# Large, white growth by dorsal fin



## Bcaruso (Jul 26, 2011)

My betta Roger has had a growth on his back for a few months now. Originally I thought it to be ich but treatment with rid ich did nothing and he lacked the sandy coating. Assuming it was a fungal infection I have been treating with Pimafix but the growth has gotten bigger. I am not sure if his condition is treatable or if it is a sign of his age. I have had him for 4 years and he has been healthy up until now. He's also, still pretty energetic and swims all over the tank. 

















Sorry about the poor photo quality, I took the photos with my phone.

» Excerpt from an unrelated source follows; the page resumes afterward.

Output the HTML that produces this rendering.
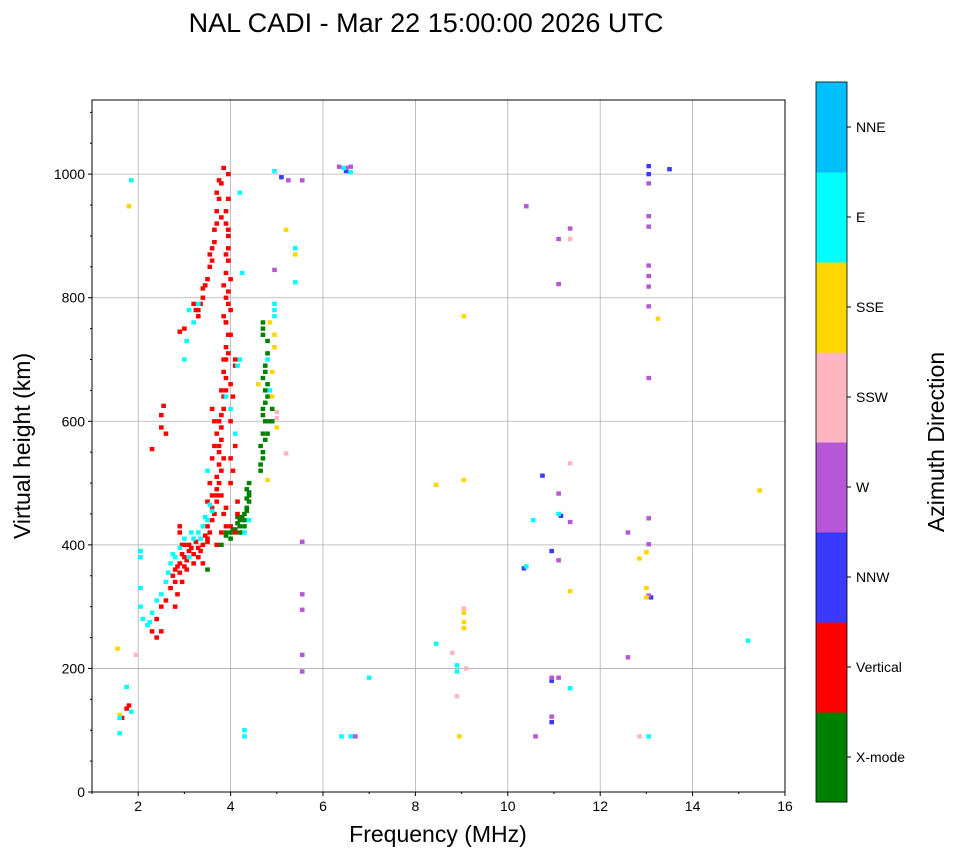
<!DOCTYPE html>
<html><head><meta charset="utf-8"><style>
body{margin:0;background:#fff;font-family:"Liberation Sans","DejaVu Sans",sans-serif}
svg text{font-family:"Liberation Sans","DejaVu Sans",sans-serif}
</style></head><body>
<svg id="chart" width="958" height="857" viewBox="0 0 958 857" xmlns="http://www.w3.org/2000/svg">
<text x="426" y="32" font-size="27" text-anchor="middle">NAL CADI - Mar 22 15:00:00 2026 UTC</text>
<g id="grid"></g><g id="marks"></g><g id="axes"></g><g id="cbar"></g>
<text x="438" y="842" font-size="23" text-anchor="middle">Frequency (MHz)</text>
<text transform="translate(30,446) rotate(-90)" font-size="23" text-anchor="middle">Virtual height (km)</text>
<text transform="translate(944,442) rotate(-90)" font-size="23" text-anchor="middle">Azimuth Direction</text>
</svg>
<script>
const categories=["X-mode","Vertical","NNW","W","SSW","SSE","E","NNE"];
const catColors=["#008000","#ff0000","#3a3aff","#b557d6","#ffb6c1","#ffd700","#00ffff","#00bfff"];
const xTicks=[2,4,6,8,10,12,14,16];
const yTicks=[0,200,400,600,800,1000];
const xmodeData=[[3.8,400],[3.9,415],[4.0,420],[4.1,425],[4.15,435],[4.2,440],[4.25,445],[4.3,450],[4.35,460],[4.4,470],[4.4,480],[4.35,490],[4.4,500],[4.65,520],[4.7,540],[4.65,560],[4.7,580],[4.75,600],[4.7,620],[4.75,650],[4.7,670],[4.75,690],[4.8,710],[4.7,740],[4.7,760],[4.9,600],[4.9,620],[4.2,430],[4.25,420],[3.9,420],[3.5,360],[4.8,580],[4.8,640],[4.0,410],[4.3,430],[4.05,425],[4.15,445],[4.3,440],[4.35,475],[4.4,485],[4.65,530],[4.7,550],[4.75,570],[4.7,610],[4.75,630],[4.8,660],[4.75,680],[4.8,730],[4.7,750],[4.85,600],[4.35,455],[4.2,420]];
const verticalData=[[1.65,120],[1.75,135],[1.8,140],[2.3,260],[2.4,250],[2.5,260],[2.4,280],[2.5,300],[2.6,310],[2.7,330],[2.8,340],[2.8,360],[2.9,355],[2.9,370],[3.0,380],[3.0,365],[3.1,390],[3.2,385],[3.3,395],[3.4,400],[3.5,410],[3.5,430],[3.6,440],[3.6,460],[3.7,470],[3.7,490],[3.7,510],[3.75,530],[3.75,550],[3.8,570],[3.8,590],[3.85,620],[3.9,650],[3.85,680],[3.9,700],[3.9,720],[3.95,740],[3.9,760],[3.95,790],[3.95,810],[3.9,840],[3.95,860],[3.95,880],[3.95,900],[3.9,920],[3.9,940],[3.2,790],[3.3,770],[3.4,800],[3.5,830],[3.55,850],[3.6,880],[3.65,910],[3.7,940],[3.7,970],[3.75,990],[3.85,1010],[3.3,780],[3.0,750],[2.9,745],[3.6,860],[3.65,890],[3.7,920],[3.4,815],[2.3,555],[2.5,590],[2.5,610],[2.55,625],[2.6,580],[3.6,620],[3.65,600],[3.7,580],[3.6,540],[3.65,560],[3.55,500],[3.6,480],[3.5,470],[4.0,600],[4.05,640],[4.0,660],[4.1,690],[4.0,740],[4.1,700],[4.1,560],[4.05,520],[4.0,500],[4.15,470],[4.15,450],[4.1,420],[4.0,430],[3.9,430],[3.8,420],[3.7,400],[3.4,370],[3.3,380],[3.2,370],[3.1,400],[3.0,400],[2.95,340],[2.85,320],[2.8,300],[2.9,430],[2.9,420],[3.5,405],[3.85,450],[3.8,480],[3.9,460],[4.0,540],[3.75,600],[3.8,650],[3.85,700],[3.9,760],[4.0,780],[4.0,830],[3.95,960],[3.95,1000],[2.75,350],[2.85,365],[2.95,385],[3.05,375],[3.15,395],[3.25,405],[3.35,390],[3.45,415],[3.55,420],[3.65,450],[3.7,480],[3.75,500],[3.8,520],[3.85,540],[3.75,560],[3.8,610],[3.85,640],[3.9,670],[3.95,710],[3.85,770],[3.9,800],[3.85,820],[3.9,870],[3.95,910],[3.8,930],[3.75,960],[3.8,985],[3.55,870],[3.45,820],[3.35,790],[3.25,780],[2.95,400],[3.05,360]];
const nnwData=[[10.75,512],[10.95,390],[10.95,180],[10.95,113],[10.35,362],[13.05,1013],[13.05,1000],[13.5,1008],[6.5,1005],[11.15,447],[13.1,315],[5.1,995]];
const wData=[[5.55,990],[6.35,1012],[6.5,1010],[6.6,1012],[6.7,90],[5.55,320],[5.55,295],[5.55,222],[5.55,195],[5.55,405],[10.4,948],[11.1,895],[11.35,912],[11.1,822],[11.1,483],[11.35,437],[11.1,375],[10.95,185],[11.1,185],[10.95,122],[10.6,90],[12.6,420],[12.6,218],[13.05,985],[13.05,915],[13.05,852],[13.05,835],[13.05,818],[13.05,786],[13.05,670],[13.05,443],[13.05,401],[13.05,318],[13.05,932],[4.95,845],[5.25,990]];
const sswData=[[1.95,222],[5.0,605],[5.0,615],[5.2,548],[9.05,297],[9.05,265],[9.1,200],[8.9,155],[8.8,225],[11.35,532],[11.35,895],[12.85,90]];
const sseData=[[1.8,948],[1.55,232],[1.6,125],[4.95,720],[4.95,740],[4.85,760],[4.9,680],[4.9,640],[5.0,590],[4.8,505],[5.4,870],[5.2,910],[9.05,770],[8.45,497],[9.05,505],[9.05,275],[9.05,265],[9.05,290],[8.95,90],[11.35,325],[12.85,378],[13.0,388],[13.0,330],[13.0,315],[13.25,766],[15.45,488],[4.6,660]];
const eData=[[1.6,120],[1.6,95],[1.75,170],[1.85,130],[2.05,300],[2.05,330],[2.05,380],[2.2,270],[2.3,290],[2.4,310],[2.5,320],[2.6,340],[2.7,370],[2.8,380],[2.9,395],[3.0,410],[3.1,380],[3.2,410],[3.3,420],[3.4,430],[3.5,440],[3.6,455],[3.5,520],[3.0,700],[3.05,730],[3.2,760],[3.3,790],[3.1,780],[4.2,700],[4.15,690],[3.9,640],[4.0,620],[4.1,580],[4.95,770],[4.95,790],[4.8,700],[4.85,650],[4.4,440],[4.3,420],[4.25,840],[4.2,970],[4.95,1005],[5.4,825],[5.4,880],[6.45,1010],[6.6,1003],[6.4,90],[6.6,90],[7.0,185],[8.45,240],[8.9,195],[8.9,205],[10.4,365],[10.55,440],[11.1,450],[11.35,168],[13.05,90],[15.2,245],[4.3,100],[4.3,90],[1.85,990],[2.05,390],[2.1,280],[2.25,275],[2.65,355],[2.75,385],[3.15,420],[3.35,410],[3.45,445],[3.55,465],[4.95,780]];
const nneData=[];
const seriesData=[xmodeData,verticalData,nnwData,wData,sswData,sseData,eData,nneData];

const NS="http://www.w3.org/2000/svg";
const L=92,R=785,T=100,B=792,X0=1,X1=16,Y0=0,Y1=1120;
const sx=v=>L+(v-X0)/(X1-X0)*(R-L);
const sy=v=>B-(v-Y0)/(Y1-Y0)*(B-T);
function mk(tag,attrs,parent){const e=document.createElementNS(NS,tag);for(const k in attrs)e.setAttribute(k,attrs[k]);parent.appendChild(e);return e;}
const grid=document.getElementById('grid'),marks=document.getElementById('marks'),axes=document.getElementById('axes'),cbar=document.getElementById('cbar');
xTicks.forEach(t=>{const x=sx(t);
 if(t<X1){const g=mk('line',{x1:x,x2:x,y1:T,y2:B,stroke:'#b0b0b0','stroke-width':0.8},grid);}
 mk('line',{x1:x,x2:x,y1:B,y2:B+4,stroke:'#000'},axes);
 const tx=mk('text',{x:x,y:B+19,'font-size':14,'text-anchor':'middle'},axes);tx.textContent=t;
 });
for(let t=1;t<16;t+=2){const x=sx(t);mk('line',{x1:x,x2:x,y1:B,y2:B+2,stroke:'#000'},axes);}
yTicks.forEach(t=>{const y=sy(t);
 if(t>0){const g=mk('line',{x1:L,x2:R,y1:y,y2:y,stroke:'#b0b0b0','stroke-width':0.8},grid);}
 mk('line',{x1:L-4,x2:L,y1:y,y2:y,stroke:'#000'},axes);
 const tx=mk('text',{x:L-7,y:y+5,'font-size':14,'text-anchor':'end'},axes);tx.textContent=t;
 });
for(let t=50;t<1120;t+=50){if(t%200)mk('line',{x1:L-2,x2:L,y1:sy(t),y2:sy(t),stroke:'#000'},axes);}
const fr=mk('rect',{x:L,y:T,width:R-L,height:B-T,fill:'none',stroke:'#000','stroke-width':1},axes);

const cw=0.1,ch=7;
seriesData.forEach((arr,ci)=>{arr.forEach(p=>{
 const r=mk('rect',{x:sx(p[0]-cw/2),y:sy(p[1]+ch/2),width:sx(cw)-sx(0),height:sy(0)-sy(ch),fill:catColors[ci]},marks);
 
 });});
const cx=816,cwid=31,ct=82,cb=802,seg=(cb-ct)/categories.length;
categories.forEach((c,i)=>{const y=cb-(i+1)*seg;
 const r=mk('rect',{x:cx,y:y,width:cwid,height:seg+0.5,fill:catColors[i]},cbar);
 
 mk('line',{x1:cx+cwid,x2:cx+cwid+4,y1:y+seg/2,y2:y+seg/2,stroke:'#000'},cbar);
 const t=mk('text',{x:cx+cwid+9,y:y+seg/2+5,'font-size':14},cbar);t.textContent=c;
 });
mk('rect',{x:cx,y:ct,width:cwid,height:cb-ct,fill:'none',stroke:'#000','stroke-width':0.8},cbar);
</script>
</body></html>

Also, I have been conditioning the water with stress coat and doing weekly water changes. It's only a 1 gallon tank, which is the largest tank I can fit in my meager apartment right now.


----------



## Bcaruso (Jul 26, 2011)

Here is a slightly better quality photo.









It's important to note that the lump is not cottony (It looked cottony originally), but is just lumpy.


----------



## Sakura8 (May 12, 2011)

Ay yi yi yi, that's a big lump all right. Looks like lymphocystis to me. Does it look similar to this?


----------



## Bcaruso (Jul 26, 2011)

I think it might be heading in that direction, but right now the lump looks more white than fleshy colored. If that makes any sense.


----------



## Sakura8 (May 12, 2011)

They do start out white. Lymphocystis is commonly called "cauliflower disease." Some of the lumps turn pink because there are blood vessels involved or if the lump got accidentally bumped or something like that. If it is lymphocystis, there's nothing you can do but let it run its course because it is a viral infection. There's a very good survival rate of this disease when the fish is kept in clean water and fed a good diet. So, that's my advice: keep the water as clean as possible and feed a high-protein diet. If you want a good second opinion, I'd definitely suggest PMing Oldfishlady, she seems to know a lot about lymphocystis and she may be able to tell you for certain if it is lymphocystis or a tumor. I hope Roger gets better soon, poor guy.


----------